**Set exercise**: Report each line of the data that includes the word "this".

**The input**:
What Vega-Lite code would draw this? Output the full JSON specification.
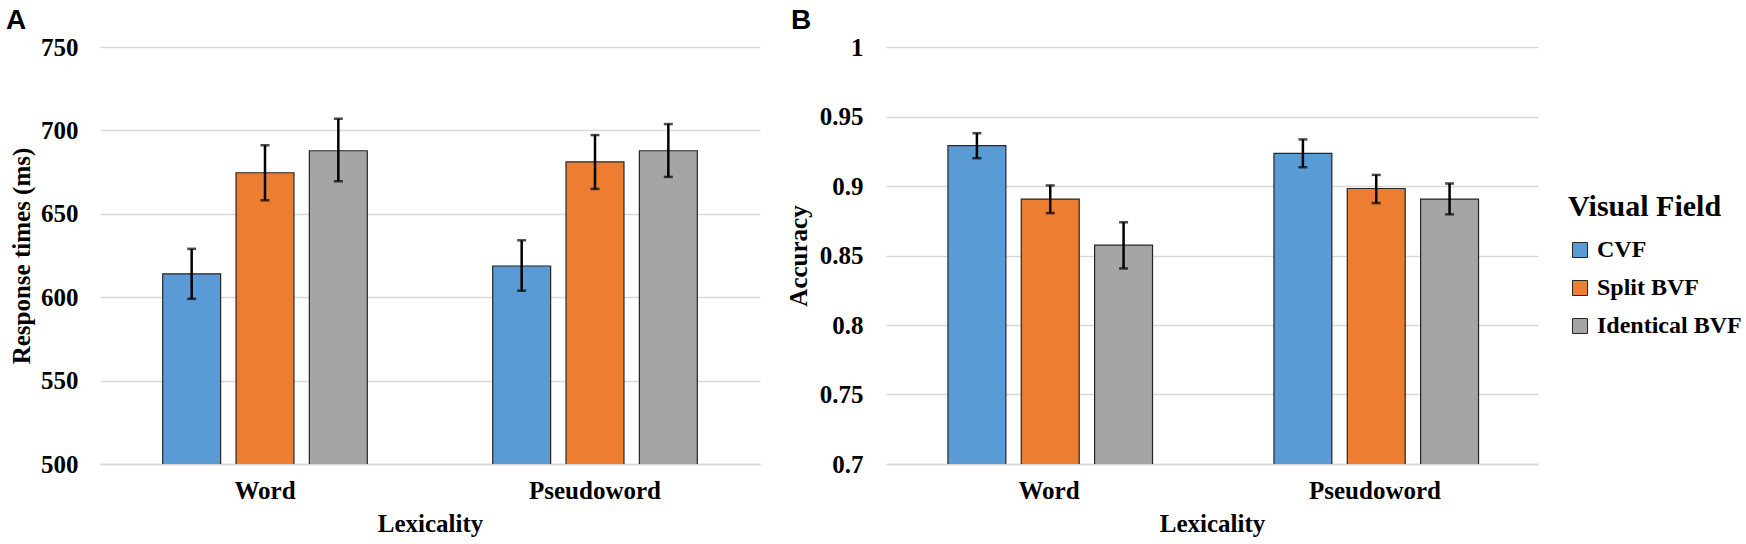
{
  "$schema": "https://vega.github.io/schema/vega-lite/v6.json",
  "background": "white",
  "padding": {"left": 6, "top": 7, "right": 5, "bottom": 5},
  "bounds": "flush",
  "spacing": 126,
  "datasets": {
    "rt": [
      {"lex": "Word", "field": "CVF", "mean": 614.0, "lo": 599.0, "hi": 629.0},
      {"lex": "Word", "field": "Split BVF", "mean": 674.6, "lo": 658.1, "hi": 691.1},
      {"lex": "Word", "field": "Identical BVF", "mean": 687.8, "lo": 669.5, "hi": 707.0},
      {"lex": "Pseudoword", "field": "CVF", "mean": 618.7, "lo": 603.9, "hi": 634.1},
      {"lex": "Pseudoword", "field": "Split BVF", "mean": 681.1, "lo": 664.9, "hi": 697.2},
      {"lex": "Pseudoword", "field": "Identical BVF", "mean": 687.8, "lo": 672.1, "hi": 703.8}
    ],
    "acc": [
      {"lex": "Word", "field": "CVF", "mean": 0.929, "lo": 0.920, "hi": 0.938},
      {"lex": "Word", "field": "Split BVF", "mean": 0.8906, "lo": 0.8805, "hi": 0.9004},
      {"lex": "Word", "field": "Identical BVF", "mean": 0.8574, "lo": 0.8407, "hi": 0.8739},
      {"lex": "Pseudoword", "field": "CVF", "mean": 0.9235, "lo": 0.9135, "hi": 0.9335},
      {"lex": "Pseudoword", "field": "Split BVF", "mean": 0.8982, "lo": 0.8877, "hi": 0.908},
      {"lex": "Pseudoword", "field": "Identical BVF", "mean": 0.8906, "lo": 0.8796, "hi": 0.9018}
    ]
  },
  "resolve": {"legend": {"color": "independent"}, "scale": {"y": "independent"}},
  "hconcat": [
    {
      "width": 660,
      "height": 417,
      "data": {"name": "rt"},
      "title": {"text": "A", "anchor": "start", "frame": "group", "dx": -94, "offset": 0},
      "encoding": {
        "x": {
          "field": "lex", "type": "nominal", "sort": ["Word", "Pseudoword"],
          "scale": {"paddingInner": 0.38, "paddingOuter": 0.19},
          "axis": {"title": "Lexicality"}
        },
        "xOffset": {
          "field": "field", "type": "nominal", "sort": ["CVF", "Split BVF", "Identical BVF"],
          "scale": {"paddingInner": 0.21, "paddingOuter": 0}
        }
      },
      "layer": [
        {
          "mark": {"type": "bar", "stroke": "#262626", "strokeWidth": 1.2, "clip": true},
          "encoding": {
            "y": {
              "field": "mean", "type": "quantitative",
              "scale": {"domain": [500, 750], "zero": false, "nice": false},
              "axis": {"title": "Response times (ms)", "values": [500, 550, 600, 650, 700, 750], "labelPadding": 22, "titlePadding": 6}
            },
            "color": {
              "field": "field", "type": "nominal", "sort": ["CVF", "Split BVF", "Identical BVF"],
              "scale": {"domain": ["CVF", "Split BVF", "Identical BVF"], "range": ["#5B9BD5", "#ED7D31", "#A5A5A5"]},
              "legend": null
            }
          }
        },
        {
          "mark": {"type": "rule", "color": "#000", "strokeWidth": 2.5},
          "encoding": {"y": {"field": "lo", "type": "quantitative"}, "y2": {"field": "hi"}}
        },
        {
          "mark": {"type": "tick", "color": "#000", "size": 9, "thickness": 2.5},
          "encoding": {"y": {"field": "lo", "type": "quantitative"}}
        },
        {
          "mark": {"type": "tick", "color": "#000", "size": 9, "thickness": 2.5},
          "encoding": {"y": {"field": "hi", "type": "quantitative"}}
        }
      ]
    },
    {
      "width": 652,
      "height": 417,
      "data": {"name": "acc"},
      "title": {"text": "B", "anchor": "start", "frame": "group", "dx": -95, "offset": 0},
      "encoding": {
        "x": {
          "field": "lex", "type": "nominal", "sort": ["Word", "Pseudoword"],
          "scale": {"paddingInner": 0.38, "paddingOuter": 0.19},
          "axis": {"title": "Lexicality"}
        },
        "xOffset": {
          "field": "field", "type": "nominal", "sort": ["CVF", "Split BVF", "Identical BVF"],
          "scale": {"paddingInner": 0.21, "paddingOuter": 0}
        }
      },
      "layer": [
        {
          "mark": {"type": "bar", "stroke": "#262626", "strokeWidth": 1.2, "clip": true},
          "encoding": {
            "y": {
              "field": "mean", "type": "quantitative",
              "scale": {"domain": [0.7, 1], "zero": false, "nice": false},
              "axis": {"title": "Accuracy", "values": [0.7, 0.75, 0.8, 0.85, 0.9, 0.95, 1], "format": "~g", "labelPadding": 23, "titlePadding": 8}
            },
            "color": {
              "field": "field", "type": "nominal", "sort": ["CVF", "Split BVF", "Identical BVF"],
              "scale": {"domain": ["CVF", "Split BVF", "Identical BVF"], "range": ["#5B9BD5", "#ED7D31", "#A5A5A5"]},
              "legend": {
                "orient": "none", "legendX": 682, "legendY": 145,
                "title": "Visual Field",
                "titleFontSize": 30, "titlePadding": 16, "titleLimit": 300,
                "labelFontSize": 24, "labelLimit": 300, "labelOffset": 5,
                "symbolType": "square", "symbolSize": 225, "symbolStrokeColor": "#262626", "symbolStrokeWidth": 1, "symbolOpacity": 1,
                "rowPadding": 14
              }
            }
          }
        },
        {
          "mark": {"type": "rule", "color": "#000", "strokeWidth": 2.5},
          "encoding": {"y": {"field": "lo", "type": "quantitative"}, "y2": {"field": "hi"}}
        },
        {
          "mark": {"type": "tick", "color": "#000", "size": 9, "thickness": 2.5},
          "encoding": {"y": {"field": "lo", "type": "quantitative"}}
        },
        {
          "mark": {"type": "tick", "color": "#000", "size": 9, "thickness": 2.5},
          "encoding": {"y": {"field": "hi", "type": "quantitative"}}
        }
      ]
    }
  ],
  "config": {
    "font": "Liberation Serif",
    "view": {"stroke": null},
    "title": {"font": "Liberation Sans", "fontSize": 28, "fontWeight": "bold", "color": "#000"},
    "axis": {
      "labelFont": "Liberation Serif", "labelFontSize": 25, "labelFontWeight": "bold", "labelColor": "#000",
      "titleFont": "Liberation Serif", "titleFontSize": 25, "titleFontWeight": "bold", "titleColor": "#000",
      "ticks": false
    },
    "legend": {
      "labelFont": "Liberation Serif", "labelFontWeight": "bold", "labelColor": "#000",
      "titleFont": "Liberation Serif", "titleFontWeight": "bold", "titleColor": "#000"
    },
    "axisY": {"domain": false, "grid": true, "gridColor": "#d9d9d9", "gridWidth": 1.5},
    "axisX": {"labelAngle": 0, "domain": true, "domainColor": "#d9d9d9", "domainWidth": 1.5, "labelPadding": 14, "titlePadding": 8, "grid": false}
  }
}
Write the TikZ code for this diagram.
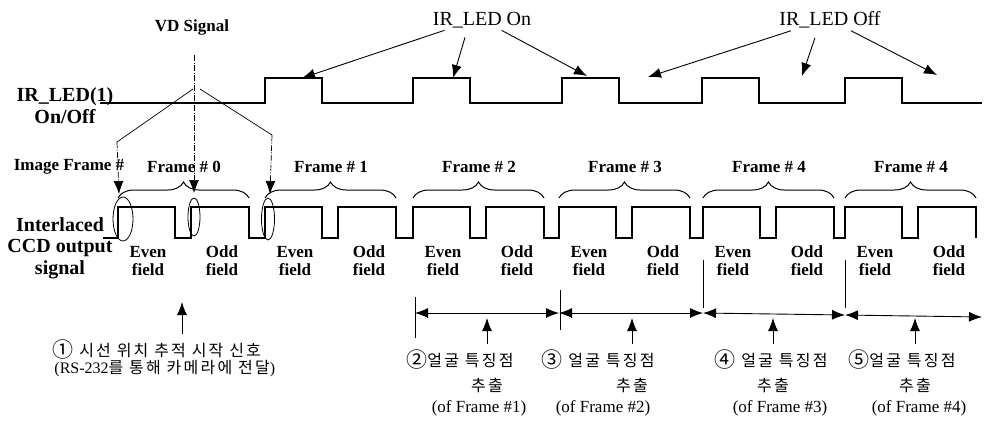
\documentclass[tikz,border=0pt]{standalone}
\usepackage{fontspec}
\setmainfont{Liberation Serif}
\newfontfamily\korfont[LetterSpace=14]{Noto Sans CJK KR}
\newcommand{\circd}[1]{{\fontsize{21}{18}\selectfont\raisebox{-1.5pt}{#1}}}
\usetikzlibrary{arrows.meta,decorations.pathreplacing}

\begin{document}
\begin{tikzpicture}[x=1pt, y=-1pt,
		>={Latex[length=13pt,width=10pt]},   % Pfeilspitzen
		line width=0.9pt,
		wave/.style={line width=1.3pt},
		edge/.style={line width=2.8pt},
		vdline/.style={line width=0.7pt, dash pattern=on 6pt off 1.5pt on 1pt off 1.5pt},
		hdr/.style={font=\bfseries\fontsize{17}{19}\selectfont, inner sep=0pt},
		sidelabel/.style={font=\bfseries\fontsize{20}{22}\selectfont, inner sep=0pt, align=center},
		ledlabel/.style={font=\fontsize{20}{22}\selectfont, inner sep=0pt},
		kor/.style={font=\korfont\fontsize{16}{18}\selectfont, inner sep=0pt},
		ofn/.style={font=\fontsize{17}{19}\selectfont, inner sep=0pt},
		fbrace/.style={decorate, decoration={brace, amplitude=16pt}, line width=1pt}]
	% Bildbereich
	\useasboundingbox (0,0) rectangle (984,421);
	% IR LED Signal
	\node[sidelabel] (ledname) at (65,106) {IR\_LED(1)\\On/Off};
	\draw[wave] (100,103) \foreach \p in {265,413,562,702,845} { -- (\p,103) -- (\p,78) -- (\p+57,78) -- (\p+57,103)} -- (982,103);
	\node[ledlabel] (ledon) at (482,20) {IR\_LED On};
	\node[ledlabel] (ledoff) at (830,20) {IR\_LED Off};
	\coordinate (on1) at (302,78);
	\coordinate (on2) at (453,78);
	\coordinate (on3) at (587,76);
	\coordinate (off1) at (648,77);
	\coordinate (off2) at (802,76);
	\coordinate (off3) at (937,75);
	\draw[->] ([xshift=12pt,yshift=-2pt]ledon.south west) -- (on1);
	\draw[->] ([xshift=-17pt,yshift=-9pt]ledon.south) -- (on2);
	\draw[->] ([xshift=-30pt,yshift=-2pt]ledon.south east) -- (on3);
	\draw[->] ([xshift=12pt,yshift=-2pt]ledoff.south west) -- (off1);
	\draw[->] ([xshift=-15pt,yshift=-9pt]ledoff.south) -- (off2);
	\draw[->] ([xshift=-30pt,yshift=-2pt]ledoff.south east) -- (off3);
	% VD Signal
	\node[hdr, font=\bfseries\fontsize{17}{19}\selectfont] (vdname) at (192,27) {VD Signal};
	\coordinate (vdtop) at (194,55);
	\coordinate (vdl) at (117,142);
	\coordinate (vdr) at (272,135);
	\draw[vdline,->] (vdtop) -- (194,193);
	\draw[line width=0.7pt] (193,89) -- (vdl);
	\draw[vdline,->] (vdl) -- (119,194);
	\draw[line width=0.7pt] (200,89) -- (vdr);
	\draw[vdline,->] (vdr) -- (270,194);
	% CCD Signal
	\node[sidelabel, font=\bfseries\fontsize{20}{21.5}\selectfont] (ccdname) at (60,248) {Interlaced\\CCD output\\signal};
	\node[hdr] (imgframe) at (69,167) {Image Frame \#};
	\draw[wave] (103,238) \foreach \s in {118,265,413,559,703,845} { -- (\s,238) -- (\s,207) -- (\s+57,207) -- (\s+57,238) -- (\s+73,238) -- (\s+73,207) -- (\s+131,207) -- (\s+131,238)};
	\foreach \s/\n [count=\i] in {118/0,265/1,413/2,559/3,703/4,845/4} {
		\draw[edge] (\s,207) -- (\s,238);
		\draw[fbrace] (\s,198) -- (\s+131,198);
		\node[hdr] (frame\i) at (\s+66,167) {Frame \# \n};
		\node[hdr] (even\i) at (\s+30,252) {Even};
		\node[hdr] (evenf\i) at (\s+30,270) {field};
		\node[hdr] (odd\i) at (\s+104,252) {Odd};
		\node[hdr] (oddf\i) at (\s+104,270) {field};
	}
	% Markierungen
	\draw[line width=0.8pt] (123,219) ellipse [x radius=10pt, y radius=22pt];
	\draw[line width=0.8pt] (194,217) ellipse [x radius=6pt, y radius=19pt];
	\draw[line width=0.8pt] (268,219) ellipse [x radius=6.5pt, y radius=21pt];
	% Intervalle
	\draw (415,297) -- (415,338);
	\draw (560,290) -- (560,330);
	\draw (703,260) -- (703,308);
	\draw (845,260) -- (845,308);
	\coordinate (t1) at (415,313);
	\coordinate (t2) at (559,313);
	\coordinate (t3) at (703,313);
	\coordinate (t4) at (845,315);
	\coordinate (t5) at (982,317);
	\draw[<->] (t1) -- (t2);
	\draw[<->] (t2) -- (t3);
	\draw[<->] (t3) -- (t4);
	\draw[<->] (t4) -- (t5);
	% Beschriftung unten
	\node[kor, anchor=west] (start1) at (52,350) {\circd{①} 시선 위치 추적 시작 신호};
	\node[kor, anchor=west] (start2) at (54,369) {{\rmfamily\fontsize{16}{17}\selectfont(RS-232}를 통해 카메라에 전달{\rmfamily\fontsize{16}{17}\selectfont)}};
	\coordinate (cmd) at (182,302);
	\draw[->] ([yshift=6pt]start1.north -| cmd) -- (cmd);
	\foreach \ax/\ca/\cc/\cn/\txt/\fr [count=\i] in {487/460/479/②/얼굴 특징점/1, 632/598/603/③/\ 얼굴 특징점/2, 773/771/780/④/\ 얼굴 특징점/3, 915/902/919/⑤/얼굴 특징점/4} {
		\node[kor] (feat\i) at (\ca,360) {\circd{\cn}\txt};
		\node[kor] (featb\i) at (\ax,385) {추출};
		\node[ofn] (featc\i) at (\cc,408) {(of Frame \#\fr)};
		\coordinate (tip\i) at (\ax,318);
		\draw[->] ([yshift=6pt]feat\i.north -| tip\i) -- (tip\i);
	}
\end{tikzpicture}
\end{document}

**Exercise response**:
What Vega-Lite code would draw this? Output the full JSON specification.
Write the TikZ code for this diagram.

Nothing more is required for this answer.